Signs of water ice have been found in craters near the Moon's poles. The ice appears limited to smaller areas of the Moon than many expected, and its purity isn't great. Nevertheless, there is enough to make a major difference to the viability of a lunar base.
The Apollo astronauts brought back barely a trace of water in the rocks they collected. If we wanted to establish a colony on the Moon, most people assumed we were going to have to take water there, or at least make it ourselves through chemical reactions. More recently, however, this has come into question.
Without a protective atmosphere, water ice on the Moon's surface would turn to gas when sunlight hit it, and quickly be lost to the Moon's weak gravity. Consequently, Dr Shuai Li of the Hawaii Institute of Geophysics and Planetology looked at the bottom of craters near the lunar north and south poles – the only places direct sunlight never reaches.

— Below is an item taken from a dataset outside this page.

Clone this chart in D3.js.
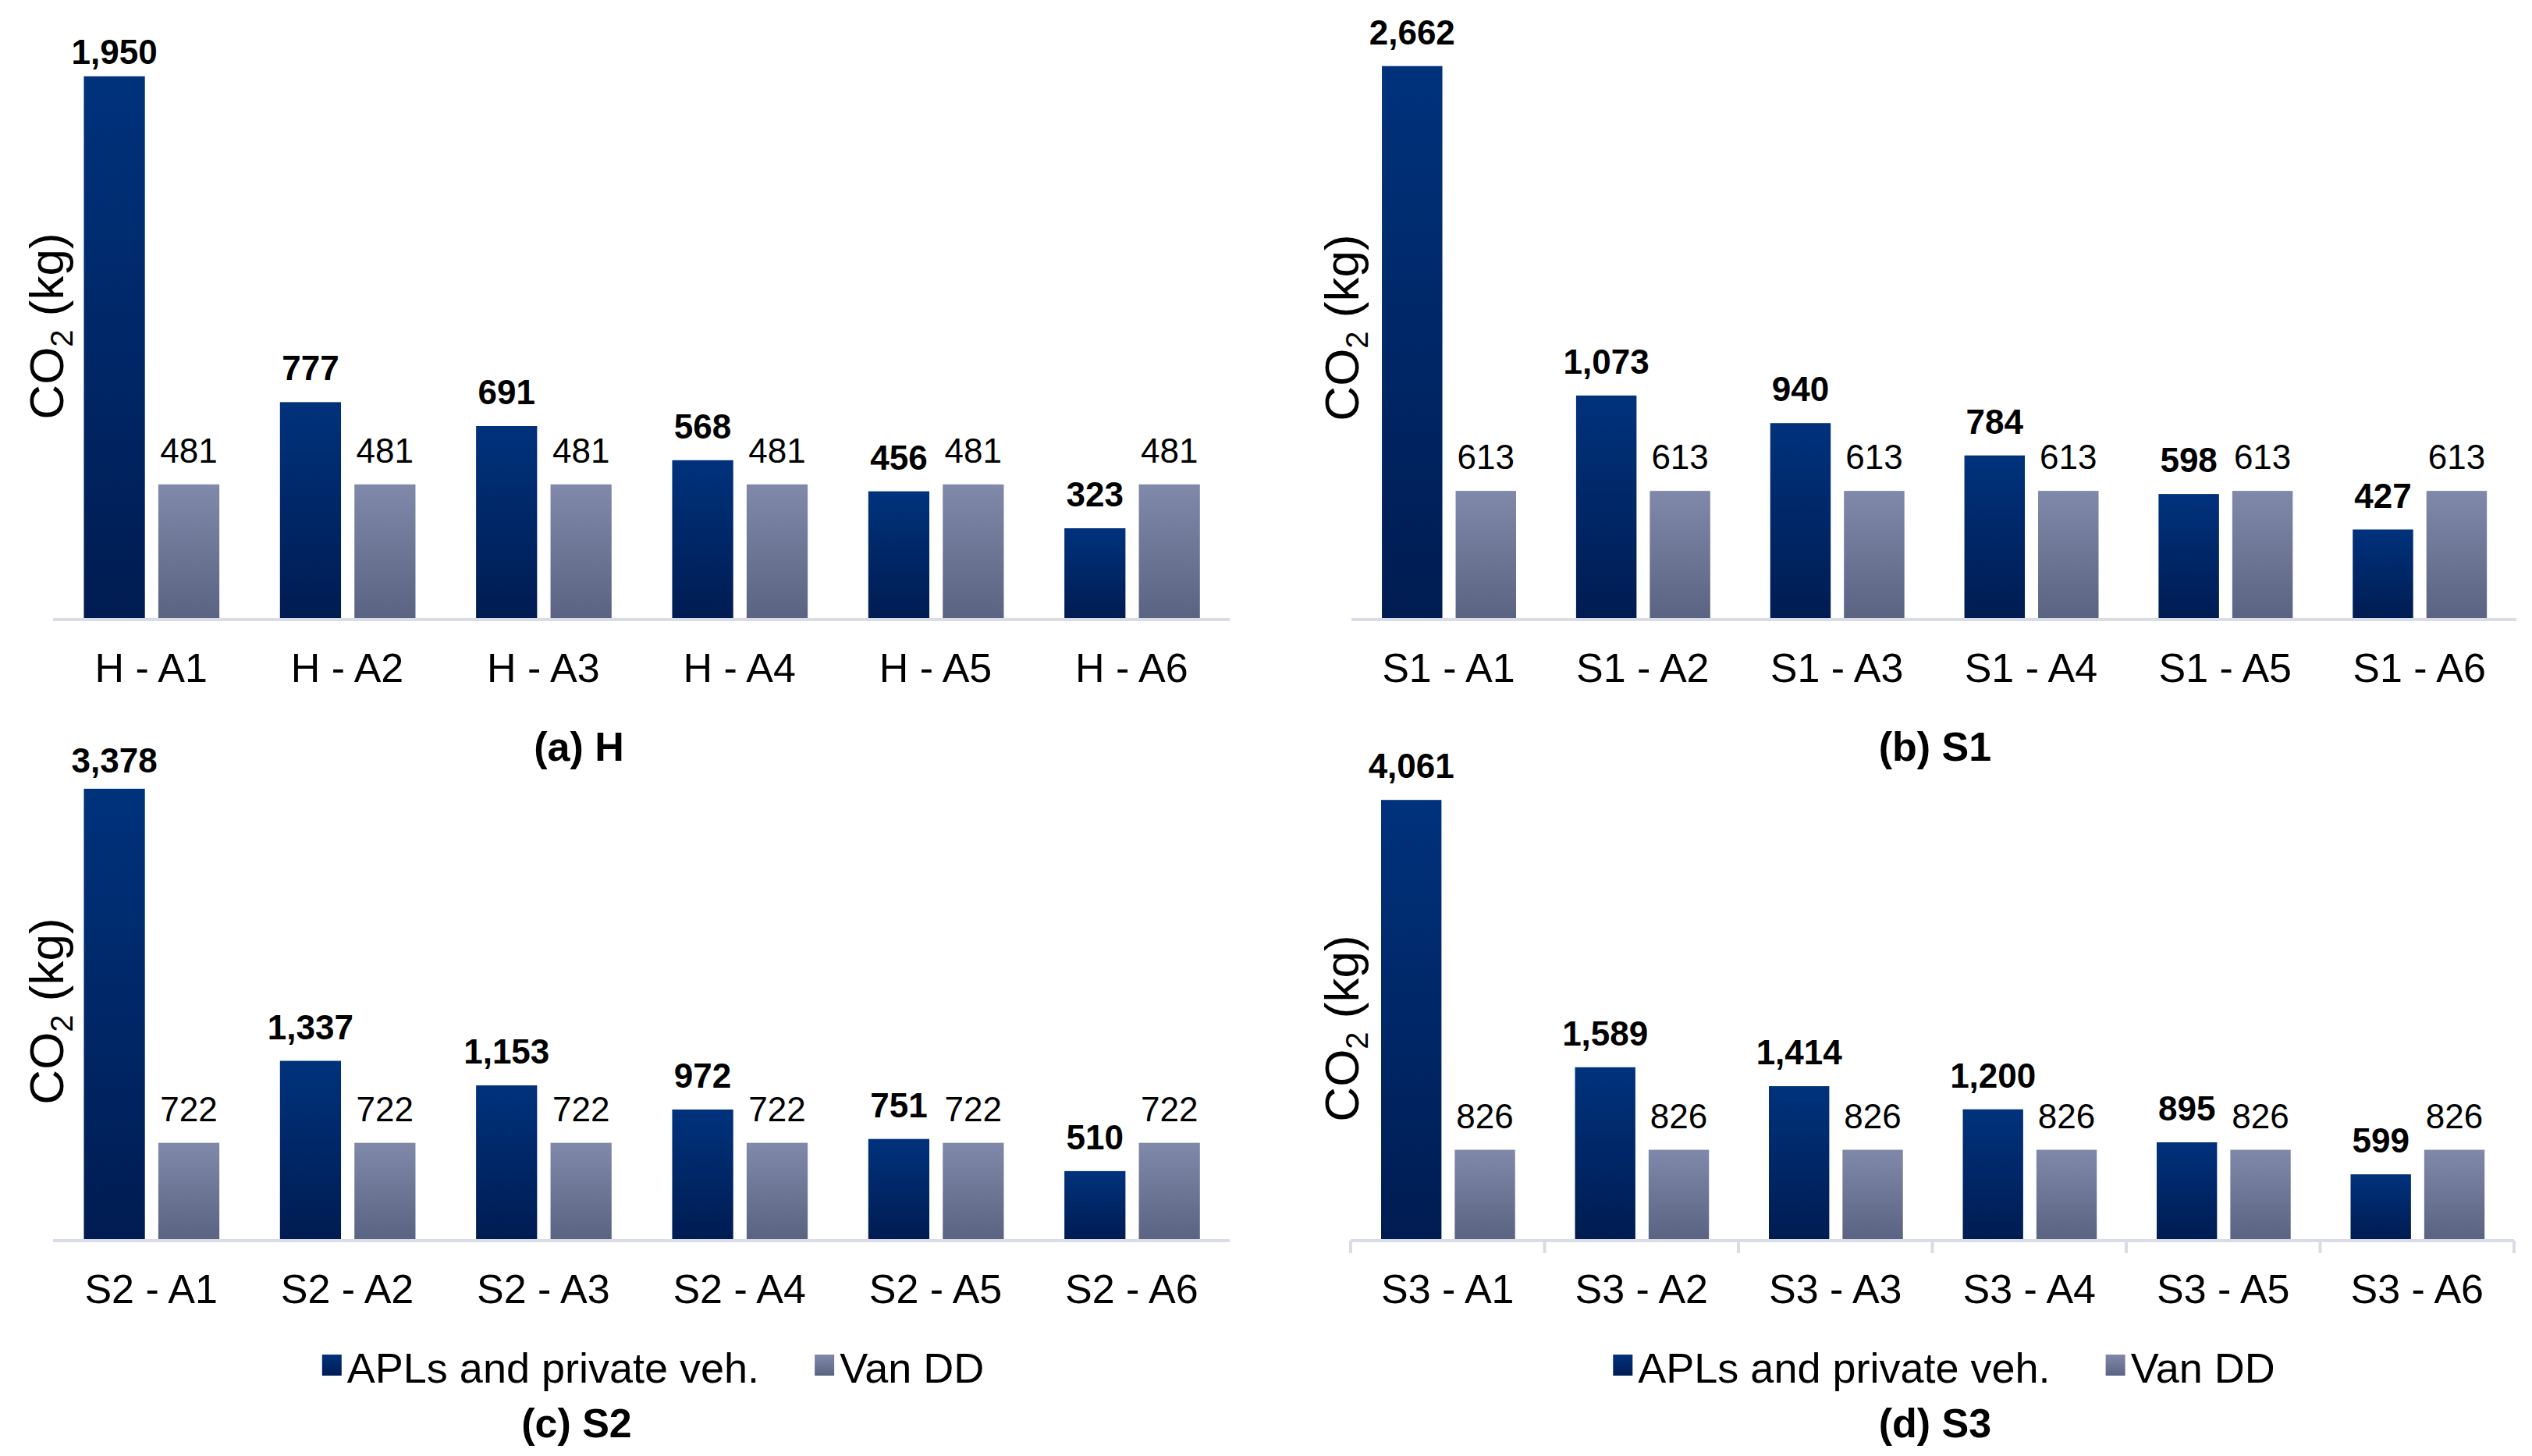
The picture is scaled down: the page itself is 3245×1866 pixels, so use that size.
<!DOCTYPE html>
<html>
<head>
<meta charset="utf-8">
<script src="https://cdn.jsdelivr.net/npm/d3@7"></script>
<style>
  body { margin: 0; background: #fff; }
  text { font-family: "Liberation Sans", Arial, sans-serif; fill: #000; }
</style>
</head>
<body>
<div id="myChart"></div>
<script>
// data
const seriesNames = ["APLs and private veh.", "Van DD"];

const catsH = ["H - A1", "H - A2", "H - A3", "H - A4", "H - A5", "H - A6"];
const aplsH = [1950, 777, 691, 568, 456, 323];
const vanH = [481, 481, 481, 481, 481, 481];

const catsS1 = ["S1 - A1", "S1 - A2", "S1 - A3", "S1 - A4", "S1 - A5", "S1 - A6"];
const aplsS1 = [2662, 1073, 940, 784, 598, 427];
const vanS1 = [613, 613, 613, 613, 613, 613];

const catsS2 = ["S2 - A1", "S2 - A2", "S2 - A3", "S2 - A4", "S2 - A5", "S2 - A6"];
const aplsS2 = [3378, 1337, 1153, 972, 751, 510];
const vanS2 = [722, 722, 722, 722, 722, 722];

const catsS3 = ["S3 - A1", "S3 - A2", "S3 - A3", "S3 - A4", "S3 - A5", "S3 - A6"];
const aplsS3 = [4061, 1589, 1414, 1200, 895, 599];
const vanS3 = [826, 826, 826, 826, 826, 826];

const captions = ["(a) H", "(b) S1", "(c) S2", "(d) S3"];

const W = 3245, H = 1866;

// layout of the four panels (pixels)
const panels = [
  { cats: catsH, apls: aplsH, van: vanH, caption: captions[0], yMax: 2000,
    x0: 68, x1: 1576, base: 792, plotH: 712, labelFloor: 82,
    titleX: 59, titleY: 418, capX: 742, capY: 975, legend: false, ticks: false },
  { cats: catsS1, apls: aplsS1, van: vanS1, caption: captions[1], yMax: 2800,
    x0: 1732, x1: 3225, base: 792, plotH: 744, labelFloor: 0,
    titleX: 1719, titleY: 420, capX: 2480, capY: 975, legend: false, ticks: false },
  { cats: catsS2, apls: aplsS2, van: vanS2, caption: captions[2], yMax: 3500,
    x0: 68, x1: 1576, base: 1588, plotH: 598, labelFloor: 990,
    titleX: 59, titleY: 1296, capX: 739, capY: 1842, legend: true, ticks: false },
  { cats: catsS3, apls: aplsS3, van: vanS3, caption: captions[3], yMax: 4250,
    x0: 1731, x1: 3222, base: 1588, plotH: 589, labelFloor: 0,
    titleX: 1719, titleY: 1318, capX: 2480, capY: 1842, legend: true, ticks: true },
];

const fmt = d3.format(",");

function createSvg() {
  const svg = d3
    .select("#myChart")
    .append("svg")
    .attr("width", W)
    .attr("height", H);

  svg.append("rect").attr("width", W).attr("height", H).attr("fill", "#fff");

  // gradient fills like the Excel bars
  const defs = svg.append("defs");
  const grads = [
    { id: "gradDark", top: "#00327c", bottom: "#001c52" },
    { id: "gradLight", top: "#8089a9", bottom: "#5a6381" },
  ];
  grads.forEach((g) => {
    const lg = defs
      .append("linearGradient")
      .attr("id", g.id)
      .attr("x1", 0).attr("y1", 0)
      .attr("x2", 0).attr("y2", 1);
    lg.append("stop").attr("offset", "0%").attr("stop-color", g.top);
    lg.append("stop").attr("offset", "100%").attr("stop-color", g.bottom);
  });
  return svg;
}

function drawPanel(svg, p) {
  const rows = p.cats.map((c, i) => ({ cat: c, values: [p.apls[i], p.van[i]] }));

  const x0 = d3.scaleBand().domain(p.cats).range([p.x0, p.x1]).padding(0);
  const bw = x0.bandwidth();
  const x1 = d3
    .scaleBand()
    .domain([0, 1])
    .range([bw * 0.157, bw * 0.848])
    .paddingInner(0.18)
    .paddingOuter(0);
  const y = d3.scaleLinear().domain([0, p.yMax]).range([p.base, p.base - p.plotH]);

  const g = svg.append("g");

  const groups = g
    .selectAll("g.cat")
    .data(rows)
    .join("g")
    .attr("class", "cat")
    .attr("transform", (d) => `translate(${x0(d.cat)},0)`);

  groups
    .selectAll("rect")
    .data((d) => d.values.map((v, k) => ({ v, k })))
    .join("rect")
    .attr("x", (d) => x1(d.k))
    .attr("width", x1.bandwidth())
    .attr("y", (d) => y(d.v))
    .attr("height", (d) => y(0) - y(d.v))
    .attr("fill", (d) => (d.k === 0 ? "url(#gradDark)" : "url(#gradLight)"));

  // value labels, bold for the first series
  groups
    .selectAll("text.val")
    .data((d) => d.values.map((v, k) => ({ v, k })))
    .join("text")
    .attr("class", "val")
    .attr("x", (d) => x1(d.k) + x1.bandwidth() / 2)
    .attr("y", (d) => Math.max(y(d.v) - 28, p.labelFloor))
    .attr("text-anchor", "middle")
    .style("font-size", "44px")
    .style("font-weight", (d) => (d.k === 0 ? "bold" : "normal"))
    .text((d) => fmt(d.v));

  // category axis
  const axis = g.append("g").attr("transform", `translate(0,${p.base + 2})`);
  axis
    .append("line")
    .attr("x1", p.x0)
    .attr("x2", p.x1)
    .attr("stroke", "#d9dce7")
    .attr("stroke-width", 4);

  if (p.ticks) {
    const edges = p.cats.map((c) => x0(c)).concat([p.x1]);
    axis
      .selectAll("line.tick")
      .data(edges)
      .join("line")
      .attr("class", "tick")
      .attr("x1", (d) => d)
      .attr("x2", (d) => d)
      .attr("y1", 0)
      .attr("y2", 16)
      .attr("stroke", "#d9dce7")
      .attr("stroke-width", 4);
  }

  axis
    .selectAll("text.cat")
    .data(p.cats)
    .join("text")
    .attr("class", "cat")
    .attr("x", (d) => x0(d) + bw / 2)
    .attr("y", 80)
    .attr("text-anchor", "middle")
    .style("font-size", "52px")
    .text((d) => d);

  // y title CO2 (kg)
  const t = g
    .append("text")
    .attr("transform", `translate(${p.titleX},${p.titleY}) rotate(-90)`)
    .attr("text-anchor", "middle")
    .attr("dy", "0.35em")
    .style("font-size", "62px");
  t.append("tspan").text("CO");
  t.append("tspan").attr("dy", 12).style("font-size", "40px").text("2");
  t.append("tspan").attr("dy", -12).text(" (kg)");

  // caption
  g.append("text")
    .attr("x", p.capX)
    .attr("y", p.capY)
    .attr("text-anchor", "middle")
    .style("font-size", "52px")
    .style("font-weight", "bold")
    .text(p.caption);

  if (p.legend) addLegend(g, p);
}

function addLegend(g, p) {
  const fills = ["url(#gradDark)", "url(#gradLight)"];
  const leg = g.append("g");
  let cx = 0;
  seriesNames.forEach((name, i) => {
    const item = leg.append("g").attr("transform", `translate(${cx},0)`);
    item
      .append("rect")
      .attr("x", 0)
      .attr("y", -36)
      .attr("width", 25)
      .attr("height", 27)
      .attr("fill", fills[i]);
    const txt = item
      .append("text")
      .attr("x", 32)
      .attr("y", 0)
      .style("font-size", "54px")
      .text(name);
    cx += 32 + txt.node().getComputedTextLength() + 71;
  });
  const total = cx - 71;
  const center = (p.x0 + p.x1) / 2 + 15;
  leg.attr("transform", `translate(${center - total / 2},1772)`);
}

const svg = createSvg();
panels.forEach((p) => drawPanel(svg, p));
</script>
</body>
</html>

Unfortunately, these spaces, called cold traps, are also the hardest parts of the Moon to study – not least because they are in permanent shadow. In Proceedings of the National Academy of Sciences, Li describes using light scattered off the walls of craters or nearby mountains and captured by NASA’s Moon Mineralogy Mapper to investigate these areas.
The paper reports thousands of pixels, equivalent to 280-by-280-meter (760-by-760-foot) spaces, in which the light carried a clear spectroscopic signal of water ice, indicating its presence in the first few millimeters of the lunar surface. All lie within 20 degrees of a pole. Only about 3.5 percent of cold traps produced a water ice signal, but some areas may be up to 30 percent water, which should support well-placed bases.
Ice has also been found on Ceres and, astonishingly, near Mercury's poles, despite the hellish heat of the majority of the innermost region of the planet. Consequently, Li's discovery is not a total surprise, and indeed the lunar ice is less extensive than the ice on Ceres or Mercury. There have been hints before, such as in an ejecta plume. However, as the paper notes; “Direct evidence for water ice exposed at the lunar surface has remained elusive.”
Volcanic glass beads on the lunar surface have been interpreted as indicating the presence of large amounts of water deep within the Moon. Encouraging as that finding was, future Moon missions would probably prefer to find water lying around the surface, even if in limited locations, than to have to drill deep or extract molecules trapped in other minerals.
The authors speculate the reason most cold traps don’t have ice may be a result of “impact gardening” by asteroids, and the changing orientation of the poles. Whether the ice came from within the Moon, or was delivered by comets, remains unclear.